Rank Country Q1'12 Avg Mbps Q2'12 Avg Mbps
--- Global 2.6 3.0
1 South Korea 15.7 14.2
2 Japan 10.9 10.7
3 Hong Kong 9.3 8.9
4 Latvia 8.8 8.7
5 Switzerland 8.1 8.4
6 Netherlands 8.8 8.0
7 Czech Republic 7.1 7.2
8 Denmark 6.7 6.7
9 United States 6.7 6.6
10 Finland 6.9 6.6
18 UK 5.6 5.7

The UK shows a small improvement in its average speed, which has pushed us three places up the EMEA scoreboard for that metric. If one considers the average of peak speeds seen in Europe the UK does better, surpassing countries that have much more extensive FTTH/B networks, which raises the interesting point of whether those who consider FTTH or bust to be the only way forward are actually correct, or whether the more boring stepped approach the UK is heading down is better.

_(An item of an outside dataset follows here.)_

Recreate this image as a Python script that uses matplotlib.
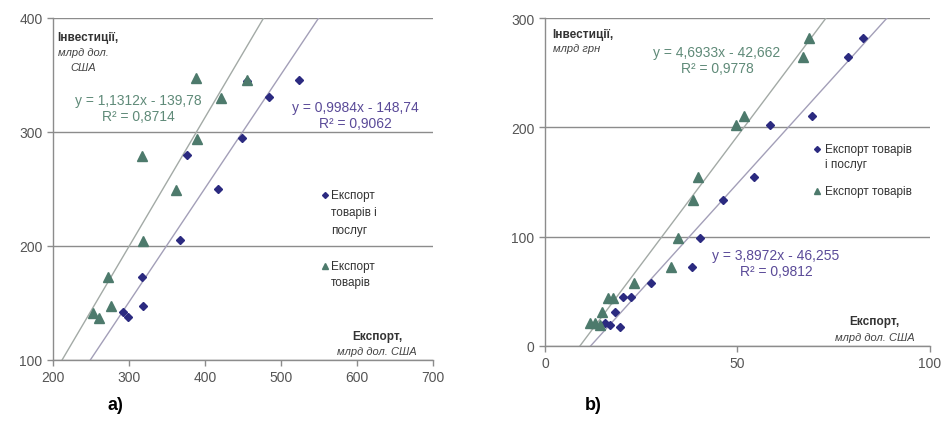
import numpy as np
import matplotlib.pyplot as plt

plt.rcParams['font.family'] = ['Liberation Sans', 'DejaVu Sans']

# a) export vs investments, bn USD
a_goods_serv_x = [524, 484, 455, 449, 376, 417, 367, 317, 318, 292, 299]
a_goods_serv_y = [346, 331, 345, 295, 280, 250, 205, 173, 147, 142, 138]
a_goods_x = [388, 455, 421, 389, 317, 362, 318, 272, 277, 253, 261]
a_goods_y = [347, 346, 330, 294, 279, 249, 204, 173, 147, 141, 137]
a_fit_gs = (0.9984, -148.74)
a_fit_g = (1.1312, -139.78)

# b) export (bn USD) vs investments (bn UAH)
b_goods_serv_x = [82.5, 78.7, 69.3, 58.4, 54.3, 46.2, 40.3, 38.2, 27.5, 22.3, 20.3, 18.2, 15.6, 16.9, 19.5]
b_goods_serv_y = [282, 264, 210, 202, 155, 134, 99, 72, 58, 45, 45, 31, 21, 19, 17]
b_goods_x = [68.6, 67.0, 51.7, 49.6, 39.7, 38.4, 34.5, 32.7, 23.1, 16.4, 17.7, 14.8, 11.7, 13.0, 14.3]
b_goods_y = [282, 264, 210, 202, 155, 134, 99, 72, 58, 44, 44, 31, 21, 21, 19]
b_fit_gs = (3.8972, -46.255)
b_fit_g = (4.6933, -42.662)

c_dia = '#2b2a80'
c_tri = '#4d7a6c'
c_eq_g = '#5f8a78'
c_eq_gs = '#5a4a98'
c_grid = '#8c8c8c'
c_tick = '#555555'
c_txt = '#333333'

fig = plt.figure(figsize=(9.46, 4.27), dpi=100)
ax1 = fig.add_axes([0.056, 0.1546, 0.4017, 0.801])
ax2 = fig.add_axes([0.576, 0.1874, 0.407, 0.768])


def style(ax, xlim, ylim, xt, yt):
    ax.set_xlim(*xlim)
    ax.set_ylim(*ylim)
    ax.set_xticks(xt)
    ax.set_yticks(yt)
    ax.spines['top'].set_visible(False)
    ax.spines['right'].set_visible(False)
    for s in ('left', 'bottom'):
        ax.spines[s].set_color(c_grid)
        ax.spines[s].set_linewidth(1.0)
    ax.tick_params(colors=c_grid, labelcolor=c_tick, labelsize=10, length=4, width=1)
    ax.yaxis.grid(True, color=c_grid, linewidth=1.0)
    ax.set_axisbelow(True)


def draw(ax, xgs, ygs, xg, yg, fit_gs, fit_g, xlim):
    xs = np.array(xlim, dtype=float)
    ax.plot(xs, fit_g[0] * xs + fit_g[1], color='#a3aaa6', lw=1.0, zorder=2)
    ax.plot(xs, fit_gs[0] * xs + fit_gs[1], color='#a39fb8', lw=1.0, zorder=2)
    ax.plot(xgs, ygs, 'D', color=c_dia, ms=4.5, ls='none', zorder=3)
    ax.plot(xg, yg, '^', color=c_tri, ms=7, ls='none', zorder=3)


def lines(ax, x, ys, texts, **kw):
    for y, t in zip(ys, texts):
        ax.text(x, y, t, transform=ax.transAxes, va='center', **kw)


def legend(ax, xm, xt, ys_d, lines_d, ys_t, lines_t):
    ax.plot([xm], [ys_d[0]], 'D', color=c_dia, ms=3, transform=ax.transAxes)
    ax.plot([xm], [ys_t[0]], '^', color=c_tri, ms=5, transform=ax.transAxes)
    lines(ax, xt, ys_d, lines_d, fontsize=8.5, color=c_txt, ha='left')
    lines(ax, xt, ys_t, lines_t, fontsize=8.5, color=c_txt, ha='left')


# panel a
style(ax1, (200, 700), (100, 400), range(200, 701, 100), range(100, 401, 100))
draw(ax1, a_goods_serv_x, a_goods_serv_y, a_goods_x, a_goods_y, a_fit_gs, a_fit_g, (200, 700))
ax1.text(0.01, 0.945, 'Інвестиції,', transform=ax1.transAxes, fontsize=8.5,
         fontweight='bold', color=c_txt, va='center', ha='left')
lines(ax1, 0.079, [0.90, 0.857], ['млрд дол.', 'США'], fontsize=8,
      style='italic', color='#444444', ha='center')
ax1.text(0.224, 0.737, 'y = 1,1312x - 139,78\nR² = 0,8714', transform=ax1.transAxes,
         fontsize=10, color=c_eq_g, ha='center', va='center', linespacing=1.25)
ax1.text(0.795, 0.716, 'y = 0,9984x - 148,74\nR² = 0,9062', transform=ax1.transAxes,
         fontsize=10, color=c_eq_gs, ha='center', va='center', linespacing=1.25)
legend(ax1, 0.716, 0.732, [0.482, 0.433, 0.380], ['Експорт', 'товарів і', 'послуг'],
       [0.275, 0.228], ['Експорт', 'товарів'])
ax1.text(0.853, 0.070, 'Експорт,', transform=ax1.transAxes, fontsize=8.5,
         fontweight='bold', color=c_txt, ha='center', va='center')
ax1.text(0.853, 0.026, 'млрд дол. США', transform=ax1.transAxes, fontsize=8,
         style='italic', color='#444444', ha='center', va='center')
fig.text(0.122, 0.04, 'a)', fontsize=13, fontweight='bold', ha='center')

# panel b
style(ax2, (0, 100), (0, 300), [0, 50, 100], [0, 100, 200, 300])
draw(ax2, b_goods_serv_x, b_goods_serv_y, b_goods_x, b_goods_y, b_fit_gs, b_fit_g, (0, 100))
ax2.text(0.02, 0.95, 'Інвестиції,', transform=ax2.transAxes, fontsize=8.5,
         fontweight='bold', color=c_txt, va='center', ha='left')
ax2.text(0.02, 0.91, 'млрд грн', transform=ax2.transAxes, fontsize=8,
         style='italic', color='#444444', va='center', ha='left')
ax2.text(0.447, 0.872, 'y = 4,6933x - 42,662\nR² = 0,9778', transform=ax2.transAxes,
         fontsize=10, color=c_eq_g, ha='center', va='center', linespacing=1.25)
ax2.text(0.600, 0.253, 'y = 3,8972x - 46,255\nR² = 0,9812', transform=ax2.transAxes,
         fontsize=10, color=c_eq_gs, ha='center', va='center', linespacing=1.25)
legend(ax2, 0.706, 0.727, [0.60, 0.555], ['Експорт товарів', 'і послуг'],
       [0.473], ['Експорт товарів'])
ax2.text(0.857, 0.076, 'Експорт,', transform=ax2.transAxes, fontsize=8.5,
         fontweight='bold', color=c_txt, ha='center', va='center')
ax2.text(0.857, 0.027, 'млрд дол. США', transform=ax2.transAxes, fontsize=8,
         style='italic', color='#444444', ha='center', va='center')
fig.text(0.627, 0.04, 'b)', fontsize=13, fontweight='bold', ha='center')

fig.savefig('out.png', dpi=100)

Global Rank Country Q2'12 Peak Mbps YoY Change
4 Romania 38.6 15%
6 Switzerland 29.9 25%
7 Belgium 29.5 10%
9 Hungary 28.0 15%
11 Netherlands 27.9 10%
12 Portugal 27.8 6.2%
14 Israel 26.1 18%
15 Czech Republic 25.8 14%
19 United Kingdom 24.5 28%
20 Germany 24.0 20%
21 Spain 23.8 17%
22 Sweden 23.6 28%
43 France 18.3 18%
47 Italy 17.4 4.9%

The previous Culture Secretary promised ''I am today announcing an ambition to be not just the best, but specifically the fastest broadband of any major European country by 2015'. So the question is which major European countries are ahead of us? The countries with comparable population sizes are Germany (5.8Mbps), France (4.6Mbps), Italy (4Mbps), Spain (4.6Mbps), Poland (5Mbps), Turkey (2.7Mbps), Ukraine (4.4Mbps) and Russia (4.8Mbps) and only Germany of these is above us with respect to average speeds as seen by Akamai systems.

So while the UK picture is often portrayed as doom and gloom, there is some evidence that things are not perhaps as horrendous as some make out. This is not to say there are not plenty of parts of the UK with poor broadband, but this situation is repeated across many other countries, with our perception of the broadband infrastructure possibly clouded by PR spin released, or tours of the projects that are offering better speeds in some areas.

The question really for the UK is whether the improvements of the last couple of years will continue for the next few years, and if take-up of the various faster products can be improved in areas where it is available we stand a real chance of seeing multiple metrics showing major improvements. There is a chance that Jeremy Hunt's vision will come true.


Surely this relies on people actually buying fast packages, even where they are available.

  • Somerset
  • over 8 years ago

@Somerset Very much so, and as such hands those who question whether spending on full fibre networks is wise a perfect illustration or we can wait another 5 to 10 years before it is critically needed.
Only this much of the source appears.